■ **WHAT IS NEEDED**: Extract, in full, the lines below, beginning at the first and ending with the line that contains "plt.rcParams['mathtext.it'] = 'Liberation". Pictures do not belong in the copy.

■ **DATA SUPPLIED**:
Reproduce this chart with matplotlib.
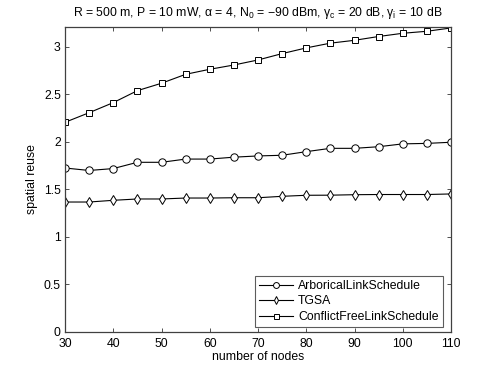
import matplotlib
matplotlib.use("Agg")
import matplotlib.pyplot as plt

plt.rcParams['font.family'] = ['Liberation Sans', 'DejaVu Sans']
plt.rcParams['mathtext.fontset'] = 'custom'
plt.rcParams['mathtext.rm'] = 'Liberation Sans'
plt.rcParams['mathtext.it'] = 'Liberation Sans'

nodes = [30, 35, 40, 45, 50, 55, 60, 65, 70, 75, 80, 85, 90, 95, 100, 105, 110]
arborical = [1.726, 1.70, 1.72, 1.786, 1.786, 1.82, 1.82, 1.84, 1.853, 1.86, 1.898,
             1.933, 1.933, 1.95, 1.98, 1.985, 1.997]
tgsa = [1.368, 1.368, 1.386, 1.40, 1.40, 1.41, 1.41, 1.413, 1.413, 1.428, 1.439,
        1.44, 1.445, 1.447, 1.447, 1.447, 1.453]
conflictfree = [2.207, 2.308, 2.414, 2.54, 2.618, 2.712, 2.765, 2.81, 2.863, 2.93,
                2.99, 3.04, 3.07, 3.11, 3.144, 3.165, 3.20]
xticks = [30, 40, 50, 60, 70, 80, 90, 100, 110]
yticks = [0, 0.5, 1, 1.5, 2, 2.5, 3]

fig = plt.figure(figsize=(4.98, 3.75), dpi=100)
ax = fig.add_axes([65/498, 43/375, 386/498, 305/375])

fs = 8.8
kw = dict(color='black', lw=0.8, markerfacecolor='white', markeredgecolor='black', markeredgewidth=0.7)
ax.plot(nodes, arborical, marker='o', ms=5.3, label='ArboricalLinkSchedule', **kw)
ax.plot(nodes, tgsa, marker='d', ms=5.3, label='TGSA', **kw)
ax.plot(nodes, conflictfree, marker='s', ms=4.5, label='ConflictFreeLinkSchedule', **kw)

ax.set_xlim(30, 110)
ax.set_ylim(0, 3.21)
ax.set_xticks(xticks)
ax.set_yticks(yticks)
ax.set_yticklabels(['0', '0.5', '1', '1.5', '2', '2.5', '3'])
ax.tick_params(direction='in', top=True, right=True, labelsize=fs, length=3, width=0.6,
               color='#333333')
ax.tick_params(axis='x', pad=4)
ax.tick_params(axis='y', pad=3)
for s in ax.spines.values():
    s.set_color('#404040')
    s.set_linewidth(0.9)

ax.set_xlabel('number of nodes', fontsize=fs, labelpad=1)
ax.set_ylabel('spatial reuse', fontsize=fs, labelpad=4)
ax.set_title(r'R = 500 m, P = 10 mW, $\alpha$ = 4, N$_0$ = $-$90 dBm, $\gamma_c$ = 20 dB, $\gamma_i$ = 10 dB',
             fontsize=fs, pad=8)

leg = ax.legend(loc='lower right', bbox_to_anchor=(0.979, 0.016), fontsize=fs, frameon=True,
                fancybox=False, handlelength=2.8, markerscale=0.8,
                borderaxespad=0, handletextpad=0.4, labelspacing=0.28, borderpad=0.35)
leg.get_frame().set_edgecolor('#333333')
leg.get_frame().set_linewidth(0.8)

fig.savefig('out.png', dpi=100)
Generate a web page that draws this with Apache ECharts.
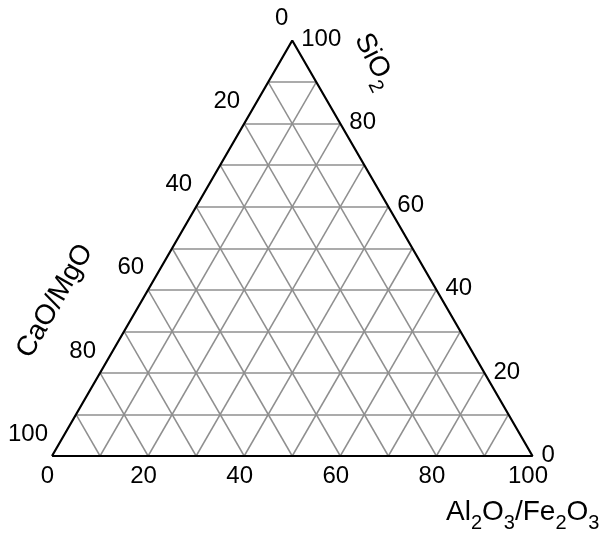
<!DOCTYPE html>
<html>
<head>
<meta charset="utf-8">
<script src="https://cdn.jsdelivr.net/npm/echarts@6/dist/echarts.min.js"></script>
<style>
  html,body{margin:0;padding:0;background:#fff;}
  #main{width:602px;height:534px;}
</style>
</head>
<body>
<div id="main"></div>
<script>
// grid every 10 %, labels every 20 %
const gridSteps = [10, 20, 30, 40, 50, 60, 70, 80, 90]
const labelValues = [0, 20, 40, 60, 80, 100]
const bottomName = 'Al2O3/Fe2O3'
const rightName = 'SiO2'
const leftName = 'CaO/MgO'

const H = Math.sqrt(3) / 2
// a = Al2O3/Fe2O3 (bottom), s = SiO2 (apex); CaO/MgO = 100 - a - s
const toXY = (a, s) => [a + s / 2, s * H]

const gridLines = []
gridSteps.forEach(t => {
  gridLines.push({ coords: [toXY(0, t), toXY(100 - t, t)] })        // SiO2 = t
  gridLines.push({ coords: [toXY(t, 0), toXY(t, 100 - t)] })        // Al2O3 = t
  gridLines.push({ coords: [toXY(100 - t, 0), toXY(0, 100 - t)] })  // CaO = t
})
const border = [toXY(0, 0), toXY(100, 0), toXY(0, 100), toXY(0, 0)]

const font = '"Liberation Sans", Arial, sans-serif'
const tickLabel = (data, align, offset) => ({
  type: 'scatter',
  symbolSize: 0,
  silent: true,
  data: data,
  itemStyle: { opacity: 1 },
  label: {
    show: true,
    position: 'inside',
    align: align,
    verticalAlign: 'middle',
    offset: offset,
    color: '#000',
    opacity: 1,
    textBorderWidth: 0,
    fontSize: 24,
    fontFamily: font,
    formatter: p => p.data[2]
  }
})

// subscripts: main text sits at the top, digits pushed to the bottom of the line
const rich = {
  m: { fontSize: 28, lineHeight: 28, verticalAlign: 'top', fontFamily: font, fill: '#000' },
  s: { fontSize: 20, lineHeight: 35, verticalAlign: 'bottom', fontFamily: font, fill: '#000' }
}
const sub = str => '{m|' + str.replace(/(\d)/g, '}{s|$1}{m|') + '}'

const chart = echarts.init(document.getElementById('main'))
chart.setOption({
  animation: false,
  grid: { left: 52, right: 69.5, top: 40.5, bottom: 78 },
  xAxis: { type: 'value', min: 0, max: 100, show: false },
  yAxis: { type: 'value', min: 0, max: 100 * H, show: false },
  series: [
    {
      type: 'lines',
      coordinateSystem: 'cartesian2d',
      silent: true,
      data: gridLines,
      lineStyle: { color: '#8f8f8f', width: 1.5, opacity: 1 }
    },
    {
      type: 'line',
      data: border,
      symbol: 'none',
      silent: true,
      lineStyle: { color: '#000', width: 2.2 }
    },
    tickLabel(labelValues.map(v => toXY(v, 0).concat(v)), 'center', [-4.5, 20.5]),
    tickLabel(labelValues.map(v => toXY(100 - v, v).concat(v)), 'left', [9, -1]),
    tickLabel(labelValues.map(v => toXY(0, 100 - v).concat(v)), 'right', [-4, -22])
  ],
  graphic: [
    {
      type: 'text', x: 446, y: 498,
      style: { text: sub(bottomName), rich: rich, align: 'left', verticalAlign: 'top' }
    },
    {
      type: 'text', x: 371.5, y: 62.5, rotation: -63 * Math.PI / 180,
      style: { text: sub(rightName), rich: rich, align: 'center', verticalAlign: 'middle' }
    },
    {
      type: 'text', x: 55, y: 301, rotation: 60 * Math.PI / 180,
      style: { text: leftName, font: '28px ' + font, fill: '#000', align: 'center', verticalAlign: 'middle' }
    }
  ]
})
</script>
</body>
</html>
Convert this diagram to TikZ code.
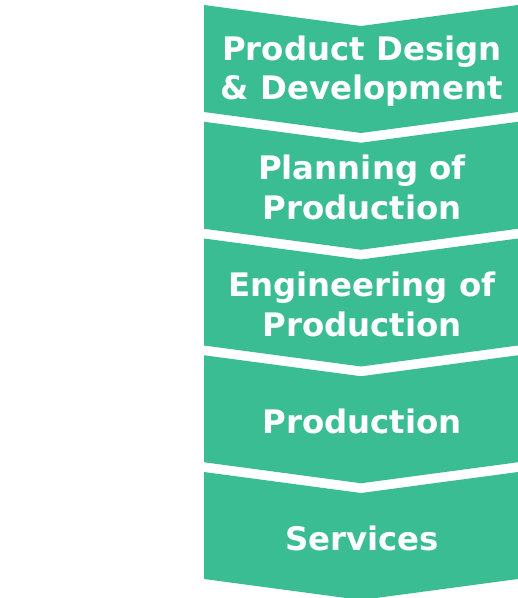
\documentclass[tikz,border=0pt]{standalone}
\usepackage{fontspec}
\usepackage{tikz}
\newfontfamily\stagefont{DejaVu Sans}
\definecolor{stagegreen}{RGB}{59,189,147}
\tikzset{
  chev/.style={fill=stagegreen,draw=none},
  stagetext/.style={text=white,align=center,inner sep=0pt,
                    font=\stagefont\bfseries\fontsize{32.5}{40}\selectfont},
}

\begin{document}
\begin{tikzpicture}[x=1bp,y=-1bp]
  \useasboundingbox (0,0) rectangle (518,598);
  \foreach \i/\txt in {0/{Product Design\\\& Development},
                       1/{Planning of\\Production},
                       2/{Engineering of\\Production},
                       3/{Production},
                       4/{Services}}{
    \pgfmathsetmacro\yt{5+116.75*\i}
    \fill[chev] (204,\yt) -- (361,\yt+21) -- (518,\yt) -- (518,\yt+107)
       -- (361,\yt+128) -- (204,\yt+107) -- cycle;
    \node[stagetext] (stage\i) at (362,\yt+66) {\txt};
  }
\end{tikzpicture}
\end{document}
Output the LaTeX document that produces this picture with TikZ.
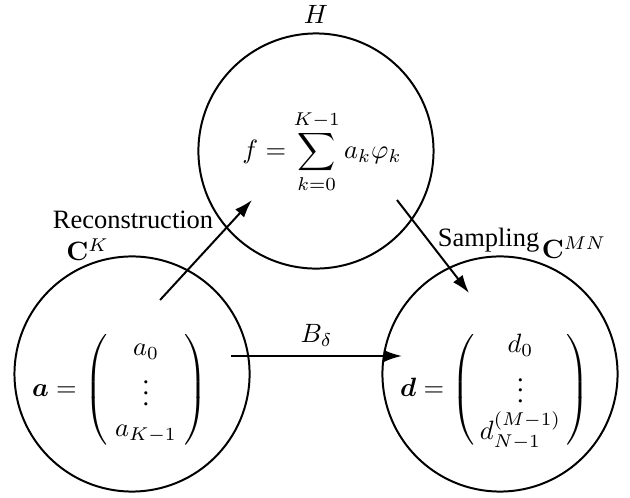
\documentclass[tikz,border=0pt]{standalone}
\usepackage{amsmath,amssymb,bm}
\usepackage[no-math]{fontspec}
\setmainfont{Liberation Serif}
\usetikzlibrary{arrows.meta,positioning}

\begin{document}
\begin{tikzpicture}[
    space/.style={draw, circle, line width=0.75pt, minimum size=3.12cm, inner sep=0pt},
    arrow/.style={-{Latex[length=2.4mm,width=1.6mm]}, line width=0.75pt},
    setname/.style={inner sep=1pt}
]
\useasboundingbox (0,0) rectangle (8.36,-6.596);

% Spaces
\node[space] (fspace) at (4.193,-2.004) {};
\node[space] (ck) at (1.752,-4.963) {};
\node[space] (cmn) at (6.635,-4.963) {};

% Elements
\node (fsum) at ([shift={(0.08,-0.01)}]fspace.center) {$f = \displaystyle\sum_{k=0}^{K-1} a_k\varphi_k$};
\node (avec) at ([shift={(-0.16,-0.212)}]ck.center) {$\bm{a} = \begin{pmatrix} a_0\\ \vdots\\ \hspace{3pt}a_{K-1}\hspace{3pt}\end{pmatrix}$};
\node (dvec) at ([shift={(-0.07,-0.212)}]cmn.center) {$\bm{d} = \begin{pmatrix} d_0\\ \vdots\\ \hspace{2pt}d_{N-1}^{(M-1)}\hspace{2pt}\end{pmatrix}$};

% Space names
\node[above=0pt of fspace.north] (hname) {$H$};
\node[setname, anchor=south] (ckname) at (ck.112) {$\mathbf{C}^K$};
\node[setname, anchor=south west] (cmnname) at (cmn.71) {$\mathbf{C}^{MN}$};

% Maps
\coordinate (recstart) at ([shift={(0.372,0.982)}]ck.center);
\coordinate (recend) at ([shift={(-0.849,-0.650)}]fspace.center);
\coordinate (samstart) at ([shift={(1.075,-0.650)}]fspace.center);
\coordinate (samend) at ([shift={(-0.411,1.075)}]cmn.center);
\coordinate (bstart) at ([shift={(1.314,0.239)}]ck.center);
\coordinate (bend) at ([shift={(-1.300,0.239)}]cmn.center);

\draw[arrow] (recstart) -- node[pos=0.8, left=4pt] {Reconstruction} (recend);
\draw[arrow] (samstart) -- node[pos=0.43, right] {Sampling} (samend);
\draw[arrow] (bstart) -- node[above] {$B_\delta$} (bend);
\end{tikzpicture}
\end{document}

■ **WRITTEN ANSWER**:
Reproduce this chart with matplotlib.
import matplotlib
matplotlib.use("Agg")
import matplotlib.pyplot as plt

plt.rcParams['font.family'] = ['Liberation Sans', 'DejaVu Sans']
plt.rcParams['mathtext.fontset'] = 'custom'
plt.rcParams['mathtext.rm'] = 'Liberation Sans'
plt.rcParams['mathtext.it'] = 'Liberation Sans'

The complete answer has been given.